Heráclito e o vir-a-ser

Enquanto Parmênides defendia que o ser é uno e imutável, Heráclito sustentava que a essência do real é o devir. Você não entra duas vezes no mesmo rio, pois tanto o rio quanto você estão mudando. Essa visão coloca o movimento e a transformação no centro da realidade — e, por extensão, também do pensamento.

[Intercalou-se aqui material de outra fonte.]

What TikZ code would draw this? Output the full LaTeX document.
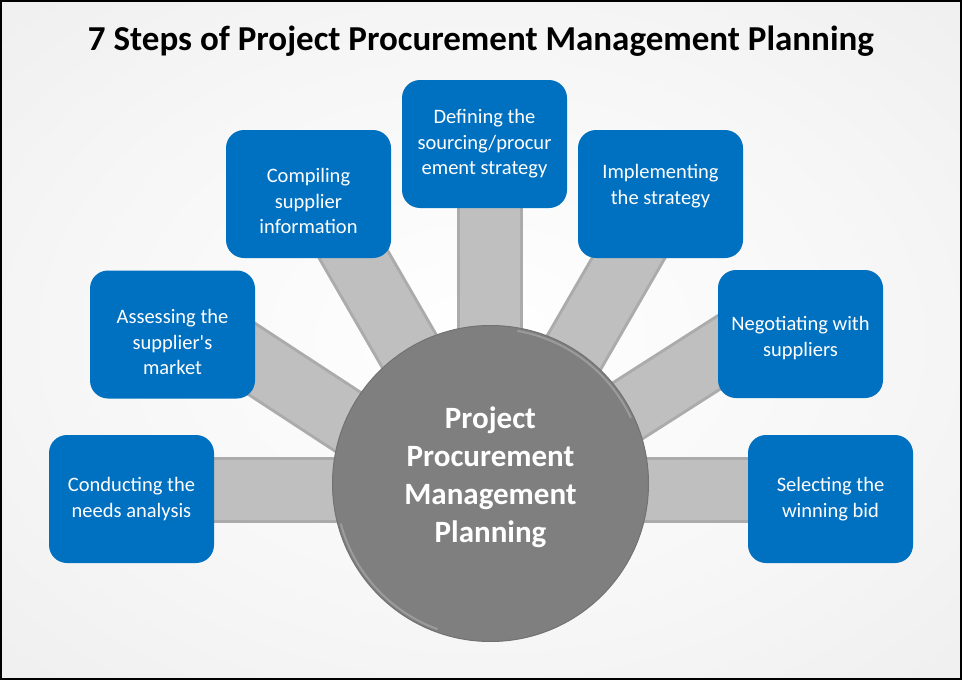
\documentclass[tikz,border=0pt]{standalone}
\usepackage{fontspec}
\setmainfont{Carlito}
\usetikzlibrary{calc}
\definecolor{boxblue}{HTML}{0070C0}
\definecolor{spokefill}{HTML}{BFBFBF}
\definecolor{spokeedge}{HTML}{ABABAB}
\definecolor{hubgray}{HTML}{7F7F7F}
\definecolor{hubline}{HTML}{727272}
\definecolor{bgc0}{HTML}{FFFFFF}
\definecolor{bgc1}{HTML}{F6F6F6}
\definecolor{bgc2}{HTML}{E8E8E8}
\definecolor{bgc3}{HTML}{D6D6D6}
\pgfdeclareradialshading{bgshade}{\pgfpoint{0bp}{0bp}}{color(0bp)=(bgc0); color(22bp)=(bgc1); color(50bp)=(bgc2); color(71bp)=(bgc3)}
\begin{document}
\begin{tikzpicture}[x=1pt,y=-1pt,
  stepbox/.style={fill=boxblue, rounded corners=18pt, minimum width=165pt, minimum height=128pt,
    inner sep=0pt, text=white, align=center, font=\fontsize{20.5}{25.5}\selectfont},
  boxtext/.style={text=white, align=center, font=\fontsize{20.5}{25.5}\selectfont, inner sep=0pt},
  hubnode/.style={circle, fill=hubgray, draw=hubline, line width=1pt, minimum size=316pt, inner sep=0pt},
  hubtext/.style={text=white, align=center, font=\fontsize{31}{38}\selectfont\bfseries},
  hubrim/.style={white, opacity=0.22, line width=2pt},
  spokeouter/.style={draw=spokeedge, line width=66pt},
  spokeinner/.style={draw=spokefill, line width=60pt},
  titlestyle/.style={font=\fontsize{35}{40}\selectfont\bfseries, text=black, inner sep=0pt}
]
% background
\useasboundingbox (0,0) rectangle (962,680);
\shade[shading=bgshade] (0,0) rectangle (962,680);
\draw[black, line width=2pt] (1,1) rectangle (961,679);

% spoke end points
\coordinate (s1a) at (140,490);  \coordinate (s1b) at (490,490);
\coordinate (s7a) at (490,490);  \coordinate (s7b) at (830,490);
\coordinate (s4a) at (489.5,150); \coordinate (s4b) at (489.5,484);
\coordinate (s3a) at (322,200);  \coordinate (s3b) at (486,484);
\coordinate (s5a) at (662,200);  \coordinate (s5b) at (498,484);
\coordinate (s2a) at (190,318.5); \coordinate (s2b) at (470,501.6);
\coordinate (s6a) at (790,307);  \coordinate (s6b) at (510,486);

\foreach \s in {1,2,3,4,5,6,7}{
  \draw[spokeouter] (s\s a) -- (s\s b);
}
\foreach \s in {1,2,3,4,5,6,7}{
  \draw[spokeinner] (s\s a) -- (s\s b);
}

% hub
\node[hubnode] (hub) at (490.5,483.5) {};
\draw[hubrim] ($(hub.center)+(25:155pt)$) arc[start angle=25, end angle=80, radius=155pt];
\draw[hubrim] ($(hub.center)+(195:155pt)$) arc[start angle=195, end angle=250, radius=155pt];
\node[hubtext] (hubtxt) at (490.5,477.5) {Project\\Procurement\\Management\\Planning};

% title
\node[titlestyle, anchor=base] (title) at (481,50) {7 Steps of Project Procurement Management Planning};

% boxes
\node[stepbox] (b1) at (131.5,499) {Conducting the\\needs analysis};
\node[stepbox] (b2) at (172.5,334.5) {};
\node[boxtext] (t2) at (172.5,342) {Assessing the\\supplier\textquotesingle s\\market};
\node[stepbox] (b3) at (308.5,194) {};
\node[boxtext] (t3) at (308.5,201) {Compiling\\supplier\\information};
\node[stepbox] (b4) at (484.5,144) {Defining the\\sourcing/procur\\ement strategy};
\node[stepbox] (b5) at (660.5,194) {};
\node[boxtext] (t5) at (660.5,186) {Implementing\\the strategy};
\node[stepbox] (b6) at (800.5,334) {};
\node[boxtext] (t6) at (800.5,338) {Negotiating with\\suppliers};
\node[stepbox] (b7) at (830.5,499) {Selecting the\\winning bid};
\end{tikzpicture}
\end{document}
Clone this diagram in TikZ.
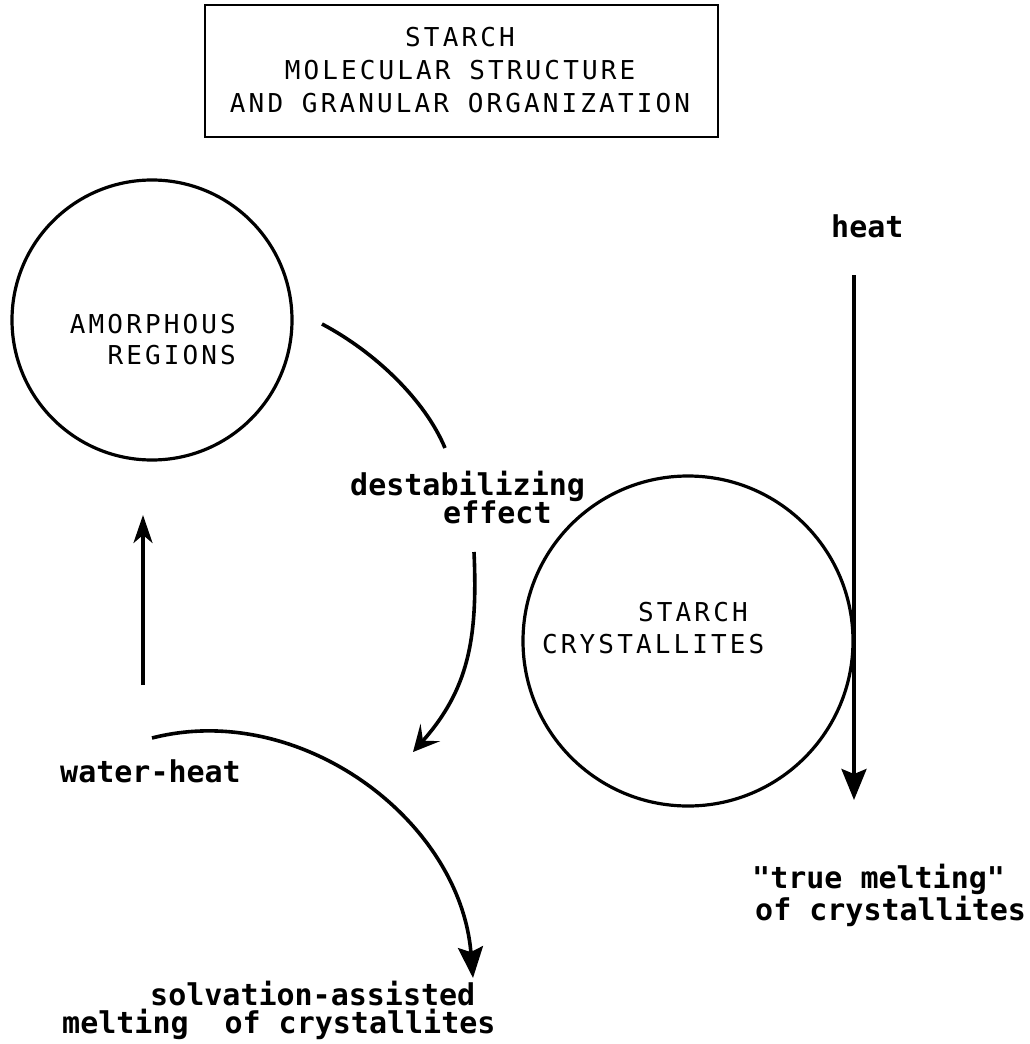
\documentclass[tikz,border=0pt]{standalone}
\usepackage{fontspec}
\usetikzlibrary{arrows.meta}
\newfontfamily\capsfont[LetterSpace=12]{DejaVu Sans Mono}
\setmonofont{DejaVu Sans Mono}
\begin{document}
\begin{tikzpicture}[x=1pt,y=-1pt,
  caps/.style={font=\capsfont\fontsize{26}{33}\selectfont, inner sep=0pt},
  lows/.style={font=\ttfamily\bfseries\fontsize{30}{32}\selectfont, inner sep=0pt},
  ring/.style={draw, circle, line width=3.2pt, inner sep=0pt},
  arr/.style={line width=3.6pt},
  bigtip/.style={-{Stealth[length=31pt,width=25pt,inset=5pt]}},
  smalltip/.style={-{Stealth[length=28pt,width=19pt,inset=8pt]}},
  opentip/.style={-{Stealth[length=26pt,width=26pt,inset=11pt]}}]
\useasboundingbox (0,0) rectangle (1029,1044);
% title
\node[draw, line width=2.2pt, minimum width=513pt, minimum height=132pt, inner sep=0pt] (titlebox) at (461.5,71) {};
\node[caps, anchor=base] (t1) at (460,46) {STARCH};
\node[caps, anchor=base] (t2) at (460,79) {MOLECULAR\hspace{18.8pt}STRUCTURE};
\node[caps, anchor=base] (t3) at (460,112) {AND\hspace{18.8pt}GRANULAR\hspace{18.8pt}ORGANIZATION};
% circles
\node[ring, minimum size=280pt] (amorph) at (152,320) {};
\node[caps, anchor=base east] (am1) at (236,333) {AMORPHOUS};
\node[caps, anchor=base east] (am2) at (236,364) {REGIONS};
\node[ring, minimum size=330pt] (cryst) at (688,641) {};
\node[caps, anchor=base west] (cr1) at (638,621) {STARCH};
\node[caps, anchor=base west] (cr2) at (542,653) {CRYSTALLITES};
% labels
\node[lows, anchor=base west] (heat) at (831,237) {heat};
\node[lows, anchor=base west] (dest) at (350,495) {destabilizing};
\node[lows, anchor=base west] (eff) at (443,523) {effect};
\node[lows, anchor=base west] (wh) at (60,782) {water-heat};
\node[lows, anchor=base west] (solv) at (150,1005) {solvation-assisted};
\node[lows, anchor=base west] (melt) at (62,1033) {melting\hspace{36pt}of\hspace{18pt}crystallites};
\node[lows, anchor=base west] (tm1) at (752,888) {"true\hspace{18pt}melting"};
\node[lows, anchor=base west] (tm2) at (755,920) {of\hspace{18pt}crystallites};
% connectors
\coordinate (d1s) at (322,324);
\coordinate (d1e) at (445,448);
\draw[arr] (d1s) .. controls (375,352) and (425,400) .. (d1e);
\coordinate (d2s) at (474,552);
\coordinate (d2e) at (413,752);
\draw[arr, opentip] (d2s) .. controls (478,640) and (468,690) .. (d2e);
\coordinate (us) at (143,685);
\coordinate (ue) at (143,515);
\draw[arr, smalltip] (us) -- (ue);
\coordinate (bs) at (152,738);
\coordinate (be) at (473,978);
\draw[arr, bigtip] (bs) .. controls (300,700) and (460,820) .. (be);
\coordinate (hs) at (854,275);
\coordinate (he) at (854,800);
\draw[arr, bigtip] (hs) -- (he);
\end{tikzpicture}
\end{document}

A dialética heraclitiana, mesmo sem esse nome, é uma lógica do vir-a-ser. Não há repouso, não há identidade fixa. Tudo é processo, e a verdade não é um ponto imóvel, mas um caminho em constante atualização.

A influência posterior

Platão, embora mais alinhado com Parmênides em sua teoria das ideias, herdou de Heráclito a sensibilidade para o mundo sensível como domínio da mutação e da aparência — algo a ser superado para alcançar o mundo inteligível. Já os estóicos, séculos depois, vão reinterpretar Heráclito como o filósofo do Logos cósmico, a razão que organiza a mudança.

Mas é com Hegel que a relação entre Heráclito e a dialética se torna explícita. Hegel declarou:

“Não há nenhuma proposição de Heráclito que eu não tenha adotado em minha lógica.”

Heráclito, portanto, é um antecessor da dialética não só por dizer que tudo muda, mas por afirmar que essa mudança é estruturada, racional e paradoxal. Ele viu na contradição não um erro, mas uma verdade profunda do real.